Domestic team information
- 1883–1886: Cambridge University
- 1887: Marylebone Cricket Club

Career statistics
| Competition | First-class |
| Matches | 36 |
| Runs scored | 1,060 |
| Batting average | 19.27 |
| 100s/50s | 2/3 |
| Top score | 174 |
| Balls bowled | 2,557 |
| Wickets | 33 |
| Bowling average | 34.42 |
| 5 wickets in innings | – |
| 10 wickets in match | – |
| Best bowling | 4/46 |
| Catches/stumpings | 24/– |
- Source: Cricinfo, 25 January 2023

= John Turner (cricketer, born 1863) =

English cricketer (1863–1924)

John Alfred Turner (10 April 1863 – 23 July 1924) was an English cricketer who played first-class cricket for Cambridge University, the Marylebone Cricket Club (MCC) and other amateur sides between 1883 and 1890. Born in Leicester, he died in Roehampton, London.

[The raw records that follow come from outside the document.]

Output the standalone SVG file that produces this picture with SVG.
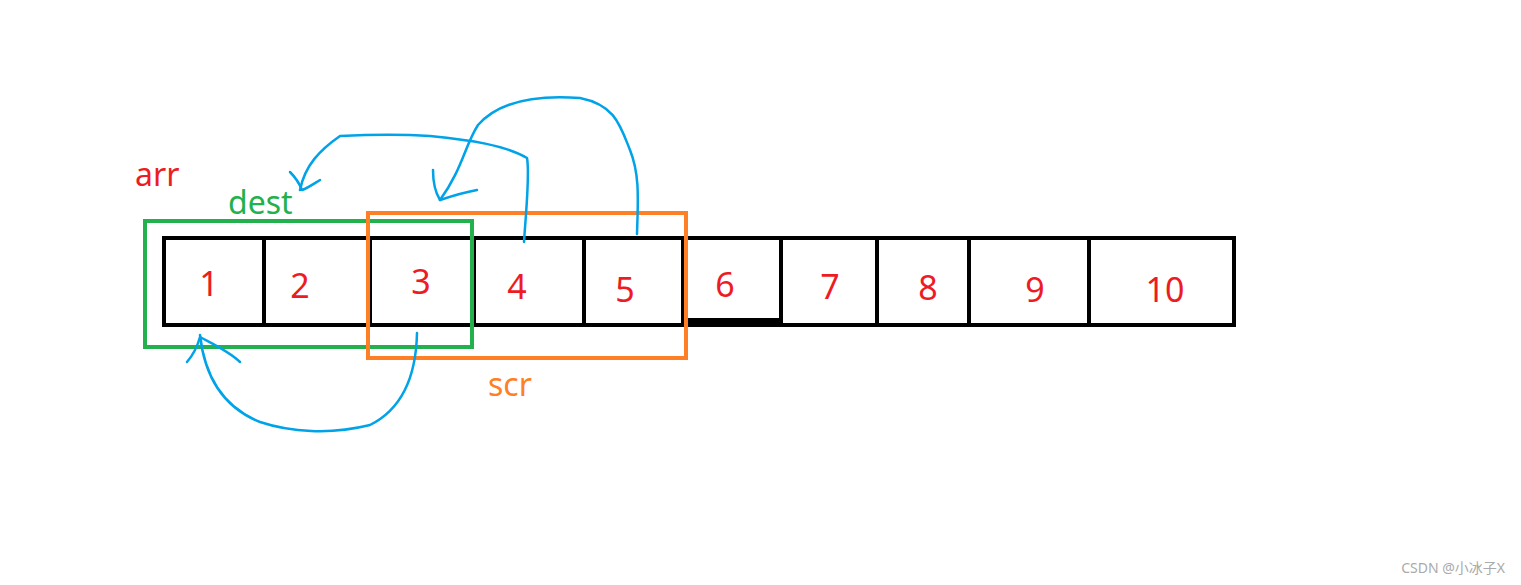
<svg xmlns="http://www.w3.org/2000/svg" width="1521" height="585" viewBox="0 0 1521 585">
<style>
.cell{fill:none;stroke:#000;stroke-width:4}
.num{font-family:"Noto Sans","Liberation Sans",sans-serif;font-size:34px;fill:#ed1c24;text-anchor:middle}
.lbl{font-family:"Noto Sans","Liberation Sans",sans-serif;font-size:32px}
.arc{fill:none;stroke:#00a2e8;stroke-width:2.5;stroke-linecap:round;stroke-linejoin:round}
</style>
<rect width="1521" height="585" fill="#fff"/>
<g id="array">
<rect class="cell" x="164" y="238" width="1070" height="87"/>
<path class="cell" d="M264 238V323M370 238V325M474 238V327M584 238V325M683 238V325M781 238V325M877 238V325M969 238V325M1089 238V327"/>
<path d="M683 321H781" stroke="#000" stroke-width="6"/>
<text class="num" x="209" y="296">1</text>
<text class="num" x="300" y="298">2</text>
<text class="num" x="421" y="294">3</text>
<text class="num" x="517" y="299">4</text>
<text class="num" x="625" y="302">5</text>
<text class="num" x="725" y="297">6</text>
<text class="num" x="830" y="299">7</text>
<text class="num" x="928" y="300">8</text>
<text class="num" x="1035" y="302">9</text>
<text class="num" x="1165" y="302">10</text>
</g>
<g id="arr"><text class="lbl" x="135" y="186" fill="#ed1c24">arr</text></g>
<g id="dest"><rect x="145" y="221" width="327" height="126" fill="none" stroke="#22b14c" stroke-width="4"/><text class="lbl" x="228" y="214" fill="#22b14c">dest</text></g>
<g id="scr"><rect x="368" y="213" width="318" height="145" fill="none" stroke="#ff7f27" stroke-width="4"/><text class="lbl" x="488" y="396" fill="#ff7f27">scr</text></g>
<g id="connectors">
<path class="arc" d="M524 242C526 210 530 175 527 158C505 145 470 140 430 136C400 134 360 135 340 136C320 150 305 165 300 190"/>
<path class="arc" d="M290 172C296 178 300 185 302 190C308 188 315 183 320 180"/>
<path class="arc" d="M637 234C638 200 640 175 630 150C620 125 615 105 580 98C540 95 500 100 478 125C465 145 462 170 440 200"/>
<path class="arc" d="M433 170C433 182 435 192 440 200C452 196 466 192 477 190"/>
<path class="arc" d="M417 333C416 380 400 410 370 425C330 435 290 432 260 422C225 408 205 380 200 335"/>
<path class="arc" d="M187 362C193 355 197 348 200 337C215 345 230 352 240 362"/>
</g>
<text x="1505" y="573" font-family="Noto Sans,Noto Sans CJK SC,sans-serif" font-size="14" fill="#aaa" text-anchor="end">CSDN @小冰子X</text>
</svg>
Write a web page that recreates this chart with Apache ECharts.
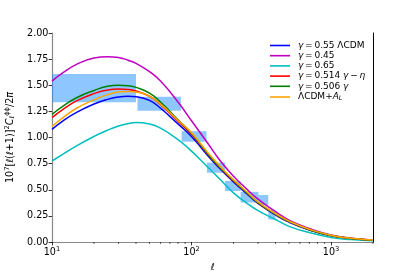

Turner was the son of Luke Turner, a manufacturer of elastic webbing in Leicester whose factory is now a listed building. He received his education at Uppingham School and Trinity College, Cambridge. At both Uppingham and Cambridge, Turner played cricket as a right-handed middle-order batsman – occasionally opening the battling – and a right-arm fast bowler, although he was rarely one of his teams' main bowlers. Without ever achieving much in the matches themselves, he was picked for the University Match against Oxford University in each of his four seasons at Cambridge. Turner's standout performances came in 1885 and 1886. In 1885, he scored an unbeaten 109 against a scratch side raised by A. J. Webbe. The following year, against another scratch side, this time raised by C. I. Thornton, he made a second innings 174 which was instrumental in enabling Cambridge to win the match after being made to follow on. The innings cemented his reputation, earning him a spot in the Gentlemen v Players match at The Oval later that season, though he failed to make an impact. At the end of both the 1885 and 1886 English cricket seasons, Turner joined in North American cricket tour organized by the Devonian amateur Ned Sanders. These tours featured two first-class matches each, with Turner achieving his best bowling figures of four wickets for 46 runs (in 50 four-ball overs) in a game against the "Gentlemen of Philadelphia" during the 1885 tour. After graduating from Cambridge University in 1886, Turner played only a few more first-class matches. However, he continued to appear in minor matches for Leicestershire (not then a first-class team) until 1892 and for the amateur I Zingari side until 1894.

Turner graduated from Cambridge University with a Bachelor of Laws (LlB) degree, and joined the Inner Temple. He was called to the bar and practised as a barrister on the Midland Circuit. His address at the time of his death in 1924 was in Knightsbridge, London, though he died in The Priory, Roehampton.